CDFA has added “two or three investigators and another two or three registration specialists,” Jensen said. Violators face fines up to $15,000 per violation and license suspension of three years.

UPDATED: Organic fertilizers need licensing, California saysOrganic or not?

As for the hundreds of organic growers who used Biolizer XN, including growers for Tanimura & Antle Inc. and Driscoll Strawberry Associates, they were considered victims and not penalized for using the non-compliant fertilizer.

Whether regulators pulled the organic status of the land where tainted fertilizer was used — which would require a 3-year transition before organic certification could resume — wasn’t known. Calls to the NOP and the California Certified Organic Farmers regarding the land’s status were not returned.

However, NOP regulations on continued certification of organic land state applicants must indicate any “deviations from … the previous year’s organic system” when they request annual recertification.

Gwendolyn Wyard, associate director of organic standards for the Organic Trade Association, said she was pleased the Biolizer XN case was finally coming to justice, but she did not endorse the idea of mandatory testing of organic inputs such as fertilizers, or organic foods.

“We have not focused on testing because the organic regulations are process based standard. We don’t say what (organics) contain, we are saying how they were made,” Wyard said March 7.

“In some cases testing is appropriate because certifier operators must prevent contamination of organic products, and certifiers do in fact currently test for prohibited substances such as pesticide residues. But overall it hasn’t been a problem so far.”

Wyard said both OTA and the National Organic Standards Board, which advises the NOP, have recommended that NOP implement an accreditation process for material reviews, though.
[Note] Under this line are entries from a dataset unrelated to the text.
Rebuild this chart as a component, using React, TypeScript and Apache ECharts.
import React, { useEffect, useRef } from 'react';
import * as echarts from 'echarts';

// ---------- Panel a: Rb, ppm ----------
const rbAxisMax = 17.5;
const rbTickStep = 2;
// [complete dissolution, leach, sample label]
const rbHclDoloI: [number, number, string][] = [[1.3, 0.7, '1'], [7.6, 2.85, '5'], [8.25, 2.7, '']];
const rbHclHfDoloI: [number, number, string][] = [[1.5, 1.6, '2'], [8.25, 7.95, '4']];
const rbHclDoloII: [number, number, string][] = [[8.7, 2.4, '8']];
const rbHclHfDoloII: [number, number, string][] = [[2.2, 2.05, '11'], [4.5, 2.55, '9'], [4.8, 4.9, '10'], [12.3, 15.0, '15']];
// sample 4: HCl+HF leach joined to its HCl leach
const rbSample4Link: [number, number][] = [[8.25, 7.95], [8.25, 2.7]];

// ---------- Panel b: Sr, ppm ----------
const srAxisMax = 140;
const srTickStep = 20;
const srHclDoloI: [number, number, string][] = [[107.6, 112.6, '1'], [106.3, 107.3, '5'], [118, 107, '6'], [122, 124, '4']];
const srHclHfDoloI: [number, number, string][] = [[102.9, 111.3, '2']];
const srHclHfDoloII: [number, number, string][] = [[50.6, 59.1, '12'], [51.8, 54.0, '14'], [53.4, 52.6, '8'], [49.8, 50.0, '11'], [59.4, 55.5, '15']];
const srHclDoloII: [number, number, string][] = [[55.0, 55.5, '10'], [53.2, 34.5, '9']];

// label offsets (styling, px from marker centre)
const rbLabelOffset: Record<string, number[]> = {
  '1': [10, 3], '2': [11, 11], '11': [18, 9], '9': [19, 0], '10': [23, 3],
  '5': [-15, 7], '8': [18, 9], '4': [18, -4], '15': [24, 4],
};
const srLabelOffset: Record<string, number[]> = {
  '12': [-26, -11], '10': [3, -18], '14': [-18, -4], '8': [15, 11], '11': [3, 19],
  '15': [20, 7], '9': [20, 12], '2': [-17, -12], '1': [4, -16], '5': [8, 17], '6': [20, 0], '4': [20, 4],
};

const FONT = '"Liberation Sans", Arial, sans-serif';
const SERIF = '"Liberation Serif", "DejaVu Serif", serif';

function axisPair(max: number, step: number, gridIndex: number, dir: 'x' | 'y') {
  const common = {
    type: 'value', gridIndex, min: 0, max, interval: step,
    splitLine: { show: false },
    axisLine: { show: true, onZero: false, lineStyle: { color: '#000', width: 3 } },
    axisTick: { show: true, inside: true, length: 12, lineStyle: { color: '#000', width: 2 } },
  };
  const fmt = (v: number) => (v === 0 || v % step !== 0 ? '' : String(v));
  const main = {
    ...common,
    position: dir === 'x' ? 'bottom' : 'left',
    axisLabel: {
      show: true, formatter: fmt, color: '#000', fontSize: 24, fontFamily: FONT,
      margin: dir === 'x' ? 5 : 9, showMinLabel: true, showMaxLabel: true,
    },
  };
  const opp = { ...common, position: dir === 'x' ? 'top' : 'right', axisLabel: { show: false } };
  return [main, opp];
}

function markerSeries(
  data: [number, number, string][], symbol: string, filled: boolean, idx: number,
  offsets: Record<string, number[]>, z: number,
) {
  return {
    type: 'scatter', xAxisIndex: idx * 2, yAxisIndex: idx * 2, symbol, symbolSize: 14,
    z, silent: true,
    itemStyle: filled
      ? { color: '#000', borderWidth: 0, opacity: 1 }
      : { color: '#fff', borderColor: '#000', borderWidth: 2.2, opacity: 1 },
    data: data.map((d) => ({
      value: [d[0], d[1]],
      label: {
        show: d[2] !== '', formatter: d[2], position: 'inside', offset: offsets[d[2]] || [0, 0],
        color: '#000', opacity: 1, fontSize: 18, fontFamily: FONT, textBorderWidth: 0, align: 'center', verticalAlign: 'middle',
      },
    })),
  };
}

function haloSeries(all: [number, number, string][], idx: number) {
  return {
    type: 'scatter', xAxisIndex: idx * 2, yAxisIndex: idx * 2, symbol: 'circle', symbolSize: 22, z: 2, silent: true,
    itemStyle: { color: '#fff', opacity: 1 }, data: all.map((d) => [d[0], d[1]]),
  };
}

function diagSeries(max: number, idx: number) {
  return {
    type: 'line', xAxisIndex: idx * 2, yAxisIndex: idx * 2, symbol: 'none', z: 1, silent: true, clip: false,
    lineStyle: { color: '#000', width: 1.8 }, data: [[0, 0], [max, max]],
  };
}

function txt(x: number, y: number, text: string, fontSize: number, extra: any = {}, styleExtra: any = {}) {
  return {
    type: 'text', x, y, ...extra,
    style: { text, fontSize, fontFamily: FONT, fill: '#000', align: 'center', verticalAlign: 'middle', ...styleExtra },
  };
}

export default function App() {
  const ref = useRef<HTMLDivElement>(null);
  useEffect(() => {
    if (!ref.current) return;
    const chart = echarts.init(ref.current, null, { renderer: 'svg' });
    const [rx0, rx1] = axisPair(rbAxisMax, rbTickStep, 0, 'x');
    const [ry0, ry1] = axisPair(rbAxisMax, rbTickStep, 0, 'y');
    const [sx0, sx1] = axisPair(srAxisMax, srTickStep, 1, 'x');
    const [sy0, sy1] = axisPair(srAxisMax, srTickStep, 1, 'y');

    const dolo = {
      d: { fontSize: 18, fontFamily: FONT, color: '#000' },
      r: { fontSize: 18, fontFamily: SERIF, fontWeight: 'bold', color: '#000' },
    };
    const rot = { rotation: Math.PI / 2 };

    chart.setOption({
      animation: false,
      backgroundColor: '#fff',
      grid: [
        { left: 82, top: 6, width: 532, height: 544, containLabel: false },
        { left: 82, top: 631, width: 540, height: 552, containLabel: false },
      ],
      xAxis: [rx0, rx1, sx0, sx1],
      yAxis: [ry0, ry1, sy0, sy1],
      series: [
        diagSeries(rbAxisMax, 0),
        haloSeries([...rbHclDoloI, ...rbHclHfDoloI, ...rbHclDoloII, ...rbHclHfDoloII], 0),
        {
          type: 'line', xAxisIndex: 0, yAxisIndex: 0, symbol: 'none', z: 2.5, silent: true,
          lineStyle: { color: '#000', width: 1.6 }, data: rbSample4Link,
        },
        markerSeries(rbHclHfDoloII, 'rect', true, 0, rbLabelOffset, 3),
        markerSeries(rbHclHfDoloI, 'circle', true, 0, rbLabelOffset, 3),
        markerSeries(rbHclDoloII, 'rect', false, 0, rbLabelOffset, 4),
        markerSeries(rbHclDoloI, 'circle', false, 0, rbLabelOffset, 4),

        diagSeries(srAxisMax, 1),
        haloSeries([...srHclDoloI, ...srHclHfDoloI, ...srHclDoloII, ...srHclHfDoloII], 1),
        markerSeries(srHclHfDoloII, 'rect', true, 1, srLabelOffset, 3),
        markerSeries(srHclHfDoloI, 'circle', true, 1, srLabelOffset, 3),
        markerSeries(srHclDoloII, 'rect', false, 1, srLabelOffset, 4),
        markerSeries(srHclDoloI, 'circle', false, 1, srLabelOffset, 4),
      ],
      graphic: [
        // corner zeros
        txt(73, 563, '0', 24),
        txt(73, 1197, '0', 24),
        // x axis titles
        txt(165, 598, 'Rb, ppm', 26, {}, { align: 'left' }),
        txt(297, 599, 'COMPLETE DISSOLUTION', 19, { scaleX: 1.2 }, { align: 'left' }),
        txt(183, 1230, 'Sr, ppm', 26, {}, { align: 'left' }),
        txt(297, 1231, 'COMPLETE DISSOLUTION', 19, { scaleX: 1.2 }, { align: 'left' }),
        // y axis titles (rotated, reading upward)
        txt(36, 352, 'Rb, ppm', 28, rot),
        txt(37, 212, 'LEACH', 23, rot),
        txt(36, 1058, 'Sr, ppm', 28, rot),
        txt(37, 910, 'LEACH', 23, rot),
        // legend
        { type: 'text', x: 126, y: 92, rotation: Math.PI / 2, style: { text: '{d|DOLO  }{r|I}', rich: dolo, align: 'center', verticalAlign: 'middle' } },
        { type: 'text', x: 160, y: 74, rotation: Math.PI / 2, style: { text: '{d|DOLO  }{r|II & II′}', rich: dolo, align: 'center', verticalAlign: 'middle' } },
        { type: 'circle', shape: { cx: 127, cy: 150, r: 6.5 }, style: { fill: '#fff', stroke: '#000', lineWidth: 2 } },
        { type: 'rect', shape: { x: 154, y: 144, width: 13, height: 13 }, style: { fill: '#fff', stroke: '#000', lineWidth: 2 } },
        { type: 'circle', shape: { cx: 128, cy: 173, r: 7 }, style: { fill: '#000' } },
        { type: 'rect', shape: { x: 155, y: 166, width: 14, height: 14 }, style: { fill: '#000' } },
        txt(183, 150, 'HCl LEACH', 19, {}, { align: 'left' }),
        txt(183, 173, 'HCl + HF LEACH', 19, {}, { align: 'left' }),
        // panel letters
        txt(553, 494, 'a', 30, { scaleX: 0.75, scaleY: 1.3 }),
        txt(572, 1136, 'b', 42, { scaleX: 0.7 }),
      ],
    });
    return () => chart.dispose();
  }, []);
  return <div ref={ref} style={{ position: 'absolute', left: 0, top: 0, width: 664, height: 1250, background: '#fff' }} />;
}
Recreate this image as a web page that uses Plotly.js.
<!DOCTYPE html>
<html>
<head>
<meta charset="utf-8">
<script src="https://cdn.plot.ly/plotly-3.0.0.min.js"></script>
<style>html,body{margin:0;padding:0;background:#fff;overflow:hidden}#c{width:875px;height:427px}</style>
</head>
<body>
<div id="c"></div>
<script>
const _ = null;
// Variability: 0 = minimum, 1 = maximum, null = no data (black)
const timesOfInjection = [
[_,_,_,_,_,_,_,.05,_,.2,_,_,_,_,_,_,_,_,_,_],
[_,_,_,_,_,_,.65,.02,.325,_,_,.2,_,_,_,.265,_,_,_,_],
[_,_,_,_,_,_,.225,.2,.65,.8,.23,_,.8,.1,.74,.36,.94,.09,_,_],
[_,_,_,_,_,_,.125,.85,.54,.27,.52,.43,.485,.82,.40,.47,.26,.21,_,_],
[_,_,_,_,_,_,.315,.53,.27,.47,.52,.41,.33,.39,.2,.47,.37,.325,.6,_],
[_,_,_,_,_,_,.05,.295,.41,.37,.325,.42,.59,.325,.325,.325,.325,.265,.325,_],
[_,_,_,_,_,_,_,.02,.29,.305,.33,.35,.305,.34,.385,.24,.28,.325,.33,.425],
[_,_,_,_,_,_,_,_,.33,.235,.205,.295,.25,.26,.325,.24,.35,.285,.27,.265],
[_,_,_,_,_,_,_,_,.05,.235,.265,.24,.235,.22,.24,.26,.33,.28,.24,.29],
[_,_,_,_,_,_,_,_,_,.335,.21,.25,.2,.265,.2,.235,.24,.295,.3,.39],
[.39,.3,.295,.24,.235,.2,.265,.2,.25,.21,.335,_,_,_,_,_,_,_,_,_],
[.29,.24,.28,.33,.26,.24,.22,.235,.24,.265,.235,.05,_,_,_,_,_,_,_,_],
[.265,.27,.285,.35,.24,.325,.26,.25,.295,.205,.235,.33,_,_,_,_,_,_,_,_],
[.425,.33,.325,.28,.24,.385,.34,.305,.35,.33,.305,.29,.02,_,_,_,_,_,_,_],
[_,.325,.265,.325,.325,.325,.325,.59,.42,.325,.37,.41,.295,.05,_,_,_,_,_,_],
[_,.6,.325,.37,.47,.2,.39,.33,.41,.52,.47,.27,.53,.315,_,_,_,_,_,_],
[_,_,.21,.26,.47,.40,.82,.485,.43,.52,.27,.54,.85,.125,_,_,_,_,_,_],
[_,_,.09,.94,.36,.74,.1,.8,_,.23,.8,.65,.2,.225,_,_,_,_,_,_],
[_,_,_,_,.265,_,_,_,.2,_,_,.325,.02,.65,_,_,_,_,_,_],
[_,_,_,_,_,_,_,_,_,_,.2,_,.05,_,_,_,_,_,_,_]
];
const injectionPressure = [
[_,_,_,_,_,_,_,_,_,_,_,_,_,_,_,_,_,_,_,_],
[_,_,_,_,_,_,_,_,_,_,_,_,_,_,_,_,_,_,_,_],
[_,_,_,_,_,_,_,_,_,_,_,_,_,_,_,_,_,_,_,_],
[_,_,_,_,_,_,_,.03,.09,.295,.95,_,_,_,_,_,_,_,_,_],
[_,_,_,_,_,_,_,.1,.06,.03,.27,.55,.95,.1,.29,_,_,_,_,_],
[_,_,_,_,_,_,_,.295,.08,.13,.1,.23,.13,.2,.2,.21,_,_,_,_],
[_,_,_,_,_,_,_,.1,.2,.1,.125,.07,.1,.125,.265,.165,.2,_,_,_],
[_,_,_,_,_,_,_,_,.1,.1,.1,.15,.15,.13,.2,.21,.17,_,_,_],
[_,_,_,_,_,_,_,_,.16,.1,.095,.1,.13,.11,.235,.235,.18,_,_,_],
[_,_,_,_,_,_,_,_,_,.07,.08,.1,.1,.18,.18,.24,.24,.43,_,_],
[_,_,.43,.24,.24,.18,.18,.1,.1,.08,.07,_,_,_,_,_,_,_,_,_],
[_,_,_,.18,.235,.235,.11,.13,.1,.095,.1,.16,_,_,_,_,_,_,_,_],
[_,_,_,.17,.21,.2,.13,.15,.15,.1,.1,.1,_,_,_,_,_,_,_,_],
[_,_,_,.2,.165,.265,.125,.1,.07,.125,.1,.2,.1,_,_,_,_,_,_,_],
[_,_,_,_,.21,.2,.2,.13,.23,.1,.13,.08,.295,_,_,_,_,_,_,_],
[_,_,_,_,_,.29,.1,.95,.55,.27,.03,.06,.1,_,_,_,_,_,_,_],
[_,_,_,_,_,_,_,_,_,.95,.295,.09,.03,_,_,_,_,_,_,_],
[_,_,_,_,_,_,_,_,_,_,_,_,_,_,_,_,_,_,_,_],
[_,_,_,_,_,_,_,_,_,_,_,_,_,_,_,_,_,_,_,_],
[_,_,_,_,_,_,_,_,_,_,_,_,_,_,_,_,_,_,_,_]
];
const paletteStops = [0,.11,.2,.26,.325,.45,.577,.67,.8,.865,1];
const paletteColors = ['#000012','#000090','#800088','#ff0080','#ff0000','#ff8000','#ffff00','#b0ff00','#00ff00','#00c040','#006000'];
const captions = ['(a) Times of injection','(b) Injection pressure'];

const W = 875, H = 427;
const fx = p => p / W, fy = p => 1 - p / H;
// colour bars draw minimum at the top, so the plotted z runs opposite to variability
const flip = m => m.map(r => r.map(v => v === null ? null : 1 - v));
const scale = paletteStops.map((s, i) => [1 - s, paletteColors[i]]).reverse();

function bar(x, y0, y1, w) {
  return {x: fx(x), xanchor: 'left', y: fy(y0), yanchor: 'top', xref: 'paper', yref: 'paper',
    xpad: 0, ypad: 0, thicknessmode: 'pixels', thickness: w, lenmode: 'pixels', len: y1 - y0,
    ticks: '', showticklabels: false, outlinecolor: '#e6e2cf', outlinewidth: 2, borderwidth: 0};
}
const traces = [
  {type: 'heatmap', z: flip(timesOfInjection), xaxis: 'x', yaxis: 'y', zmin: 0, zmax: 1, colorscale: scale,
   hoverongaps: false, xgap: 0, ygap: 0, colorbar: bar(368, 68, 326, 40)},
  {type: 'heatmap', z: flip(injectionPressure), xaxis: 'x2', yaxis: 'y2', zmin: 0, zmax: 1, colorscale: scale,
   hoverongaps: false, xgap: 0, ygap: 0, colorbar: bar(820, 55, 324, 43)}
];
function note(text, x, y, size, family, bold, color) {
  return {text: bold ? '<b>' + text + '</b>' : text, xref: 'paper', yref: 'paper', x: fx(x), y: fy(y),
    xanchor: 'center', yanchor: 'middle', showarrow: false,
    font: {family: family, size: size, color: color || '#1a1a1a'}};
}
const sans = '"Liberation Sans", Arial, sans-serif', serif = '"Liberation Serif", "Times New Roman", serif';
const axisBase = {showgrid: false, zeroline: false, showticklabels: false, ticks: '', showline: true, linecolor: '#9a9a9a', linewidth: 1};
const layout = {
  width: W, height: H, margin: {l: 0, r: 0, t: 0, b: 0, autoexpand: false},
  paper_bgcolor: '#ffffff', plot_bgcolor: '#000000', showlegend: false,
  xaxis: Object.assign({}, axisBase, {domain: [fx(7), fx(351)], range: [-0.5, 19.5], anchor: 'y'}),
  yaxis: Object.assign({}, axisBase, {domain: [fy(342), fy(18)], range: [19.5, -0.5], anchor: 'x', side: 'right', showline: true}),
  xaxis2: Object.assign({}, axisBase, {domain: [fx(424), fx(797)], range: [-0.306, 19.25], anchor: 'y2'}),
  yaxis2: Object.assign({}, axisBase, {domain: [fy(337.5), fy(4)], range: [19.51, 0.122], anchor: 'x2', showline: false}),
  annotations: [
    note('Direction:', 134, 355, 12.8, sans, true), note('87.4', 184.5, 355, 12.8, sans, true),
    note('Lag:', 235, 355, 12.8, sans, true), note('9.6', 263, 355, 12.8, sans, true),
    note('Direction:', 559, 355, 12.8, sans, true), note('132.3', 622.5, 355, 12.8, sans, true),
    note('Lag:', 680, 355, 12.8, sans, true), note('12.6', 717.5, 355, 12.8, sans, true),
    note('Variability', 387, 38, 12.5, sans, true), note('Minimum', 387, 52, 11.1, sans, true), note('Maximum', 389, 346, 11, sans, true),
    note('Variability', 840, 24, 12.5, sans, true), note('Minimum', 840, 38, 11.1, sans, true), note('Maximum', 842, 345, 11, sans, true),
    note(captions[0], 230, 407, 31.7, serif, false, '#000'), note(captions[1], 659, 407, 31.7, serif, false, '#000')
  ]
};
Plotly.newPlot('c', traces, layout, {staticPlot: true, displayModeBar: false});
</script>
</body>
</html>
She said federal oversight is needed to ensure uniform review practices.

In a prepared statement Wyard issued March 10, she said OTA does support mandatory testing as detailed in the Organic Foods Production Act, which requires certifiers to conduct periodic residue testing to determine whether certified products contain any pesticide or other prohibited substances.

NOP regulations require certifiers to report positive results of residue testing in response to monitoring and/or investigating compliance to the regulations, Wyard's statement said.

There will also be a final rule released this year further clarifying the requirements for certifiers to conduct residue testing on a percentage of their certified operations.

OTA not only supports residue testing as required by OFPA and the NOP regulations, but has called for testing in order to verify the contamination prevention practices required under the NOP regulations, Wyard said in her March 10 statement.